Per tutti la pensione integrativa

La nuova legislazione pensionistica ha raccolto gli applausi della Confindustria e dei gruppi finanziari e assicurativi. Il peggioramento del sistema pensionistico costringerà i lavoratori a ricorrere alla pensione integrativa.

Chi può s faccia la sua pensione e chi non può si arrangi! Se quanto si verserà per la pensione integrativa fosse versato all'Inps le pensioni aumenterebbero almeno del 30%. Non solo, ma chi garantirà i versamenti dei singoli ed il rendimento del versato? Si vogliono costruire fondi per le pensioni integrative attraverso norme contrattuali, utilizzando la quiescenza (liquidazione), quindi assisteremo ad un'altra decurtazione del salario. Con i fondi integrativi gestiti dal sindacato e dai padroni si costruisce un'altra gabbia che limiterà la libertà di iniziative e le lotte dei lavoratori. E' un altro passo sulla strada dell'individualismo, della cogestione, della divisione dei lavoratori.

 

In conclusione

La nuova legge sulla sanità e quella sulle pensioni, oltre alle iniquità, tagli e ferite che provocano, danno concretamente un colpo mortale al sistema pubblico e solidaristico della protezione sociale costato anni e anni di lotte e sacrifici; rompono il legame tra chi lavora e chi diventa pensionato, aprono le porte al privato, al fai da te...

Riappropriamoci con la lotta e con il referendum dei nostri diritti.

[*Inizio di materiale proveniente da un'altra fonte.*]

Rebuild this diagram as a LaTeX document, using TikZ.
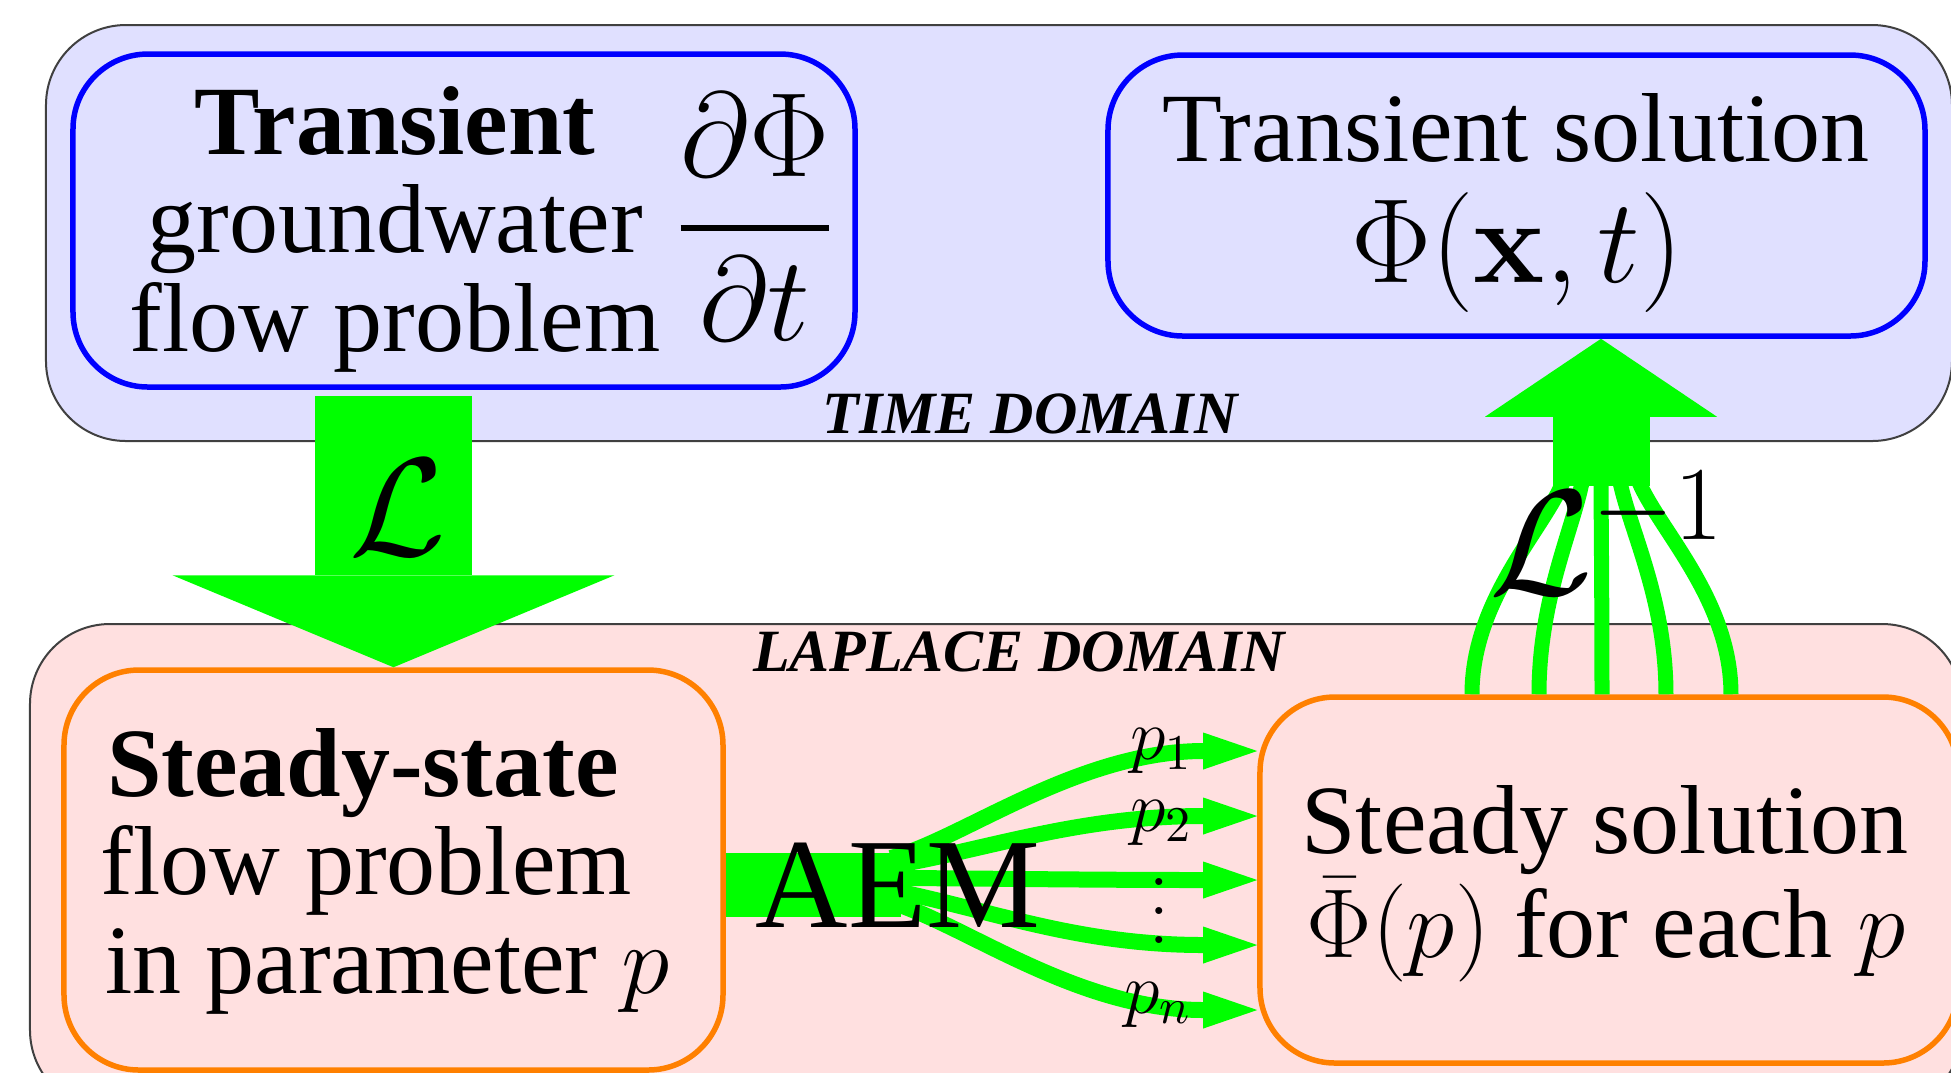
\RequirePackage{fix-cm}
\documentclass[tikz,border=0pt]{standalone}
\usepackage[no-math]{fontspec}
\setmainfont{Liberation Serif}
\usetikzlibrary{arrows.meta,calc}
\definecolor{timebg}{RGB}{224,224,255}
\definecolor{lapbg}{RGB}{255,224,224}
\definecolor{boxorange}{RGB}{255,128,0}
\definecolor{flowgreen}{RGB}{0,255,0}
\newcommand\txtsize{\fontsize{19.6}{19.6}\selectfont}
\newcommand\bigmath{\fontsize{24}{24}\selectfont}
\newcommand\psize{\fontsize{14.4}{14.4}\selectfont}
\begin{document}
\begin{tikzpicture}[x=0.2pt,y=-0.2pt,
  domainbox/.style={draw=black!75, line width=0.4pt, rounded corners=16pt, inner sep=0pt},
  probbox/.style={line width=1.1pt, rounded corners=15pt, inner sep=0pt},
  txt/.style={inner sep=0pt, anchor=base, font=\txtsize},
  dlabel/.style={inner sep=0pt, anchor=base, font=\fontsize{12}{12}\selectfont\bfseries\itshape},
  fancurve/.style={draw=flowgreen, line width=3pt},
  fanarrow/.style={draw=flowgreen, line width=3.2pt, -{Triangle[length=10.8pt,width=7.4pt,line width=0pt]}},
]
\useasboundingbox (0,0) rectangle (1951,1072);
\clip (0,0) rectangle (1951,1072);

% domain boxes
\node[domainbox, fill=timebg, minimum width=381.2pt, minimum height=83.2pt] (time) at (999,233) {};
\node[domainbox, fill=lapbg, minimum width=386.4pt, minimum height=97.2pt] (laplace) at (996,867) {};

% problem boxes
\node[probbox, draw=blue, fill=timebg, minimum width=156.4pt, minimum height=66.6pt] (A) at (464,220.5) {};
\node[probbox, draw=blue, fill=timebg, minimum width=163.4pt, minimum height=56.2pt] (B) at (1516.5,195.5) {};
\node[probbox, draw=boxorange, fill=lapbg, minimum width=131.8pt, minimum height=80pt] (C) at (393.5,870) {};
\node[probbox, draw=boxorange, fill=lapbg, minimum width=139.6pt, minimum height=73.2pt] (D) at (1609,880) {};

% Laplace transform arrow
\coordinate (Afoot) at ($(A.south -| C.north)+(0,6)$);
\draw[flowgreen, line width=31.2pt, -{Triangle[length=18.4pt,width=88.4pt,line width=0pt]}] (Afoot) -- (C.north);

% inverse transform: converging curves and arrow
\coordinate (dtop) at ($(D.north)+(-7,0)$);
\coordinate (upfoot) at ($(D.north)+(-8,-208)$);
\foreach \xb/\xt in {-130/-37, -63/-19, 0/-1, 64/17, 129/35}{
  \draw[fancurve] ($(dtop)+(\xb,0)$) .. controls ($(dtop)+(\xb,-97)$) and ($(dtop)+({\xb+0.8*(\xt-\xb)},-167)$) .. ($(dtop)+(\xt,-217)$);
}
\draw[flowgreen, line width=19.4pt, -{Triangle[length=15.6pt,width=46.4pt,line width=0pt]}] (upfoot) -- (upfoot |- B.south);

% AEM bar and fan of arrows
\coordinate (aemL) at ($(C.east)+(0,15)$);
\coordinate (fan) at ($(aemL)+(160,-5)$);
\draw[flowgreen, line width=12.8pt] (aemL) -- ($(fan)+(15,5)$);
\foreach \sy/\cx/\cy/\ey in {-22/70/-18/-129, -14/95/-16/-64, -2/60/0/0, 10/100/20/65, 22/75/23/130}{
  \draw[fanarrow] ($(fan)+(5,\sy)$) .. controls ($(fan)+({5+\cx},{\sy+\cy})$) and ($(D.west)+(-180,\ey)$) .. ($(D.west)+(0,\ey)$);
}

% texts
\node[txt, font=\txtsize\bfseries] (A1) at (395,154) {Transient};
\node[txt] (A2) at (395,252) {groundwater};
\node[txt] (A3) at (395,351) {flow problem};
\node[inner sep=0pt, anchor=base, font=\bigmath] (Afrac) at (755,258) {$\displaystyle{\partial\Phi\above1.2pt\partial t}$};

\node[txt] (B1) at (1516,161) {Transient solution};
\node[txt, font=\bigmath] (B2) at (1517,282) {$\Phi(\mathbf{x},t)$};

\node[txt, anchor=base west, font=\txtsize\bfseries] (C1) at (106,796) {Steady-state};
\node[txt, anchor=base west] (C2) at (100,894) {flow problem};
\node[txt, anchor=base west] (C3) at (104,993) {in parameter $p$};

\node[txt] (D1) at (1605,853) {Steady solution};
\node[txt] (D2) at (1606,957) {$\bar{\Phi}(p)$ for each $p$};

\node[dlabel] (tl) at (1030,433) {TIME DOMAIN};
\node[dlabel] (ll) at (1019,671) {LAPLACE DOMAIN};

\node[txt, font=\fontsize{25.6}{25.6}\selectfont] (aem) at (898,927) {AEM};
\node[txt, font=\fontsize{28}{28}\selectfont] (L) at (398,555) {$\mathcal{L}$};
\node[txt, anchor=base west, font=\fontsize{30}{30}\selectfont] (Linv) at (1488,594) {$\mathcal{L}^{-1}$};

\node[txt, font=\psize] (p1) at (1162,759) {$p_1$};
\node[txt, font=\psize] (p2) at (1162,831) {$p_2$};
\node[txt, font=\psize] (pn) at (1158,1013) {$p_n$};
\node[inner sep=0pt] (pdots) at (1159,911) {\psize\vbox{\baselineskip=5.8pt\lineskiplimit=-20pt\hbox{$.$}\hbox{$.$}\hbox{$.$}}};
\end{tikzpicture}
\end{document}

Smettiamo di farci derubare, complice la TV che spaccia scientemente menzogne di cui spesso di abbeveriamo, ammantate come sono di "senso comune" e di stereotipi patinati.

Per smantellare le misure pensionistiche imposte dal governo Amato occorre una firma per abrogare:

  1. l'innalzamento dell'età pensionabile a 65 anni per gli uomini e a 60 anni per le donne

  2. il calcolo della pensione fatto su tutta la vita lavorativa

  3. il veto all'aumento automatico delle pensioni

  4. l'elevamento a 20 anni del minimo contributivo per la pensione di vecchiaia

  5. il cumulo col reddito del coniuge che nega l'integrazione al minimo.

 

Questa tua firma, unitamente a quella per abrogare le norme in materia sanitaria, contribuirà a riconquistare un moderno sistema di protezione sociale, pubblico e solidaristico.

 

Le proposte di Rifondazione Comunista per un nuovo e moderno sistema pensionistico sono:

  • volontarietà nel scegliere l'età del pensionamento: 55 o 60 se donne, 60 o 65 se uomini

  • totale parificazione delle normative del settore privato e pubblico

  • aumento dei minimi o assegno sociale

  • aggancio delle pensioni al costo della vita e alla dinamica salariale

  • criteri analoghi a quelli precedenti la nuova legge per il minimo di anzianità contributiva e il calcolo della pensione

  • prelievo, oltre l'attuale contribuzione, sul valore aggiunto o utili aziendali.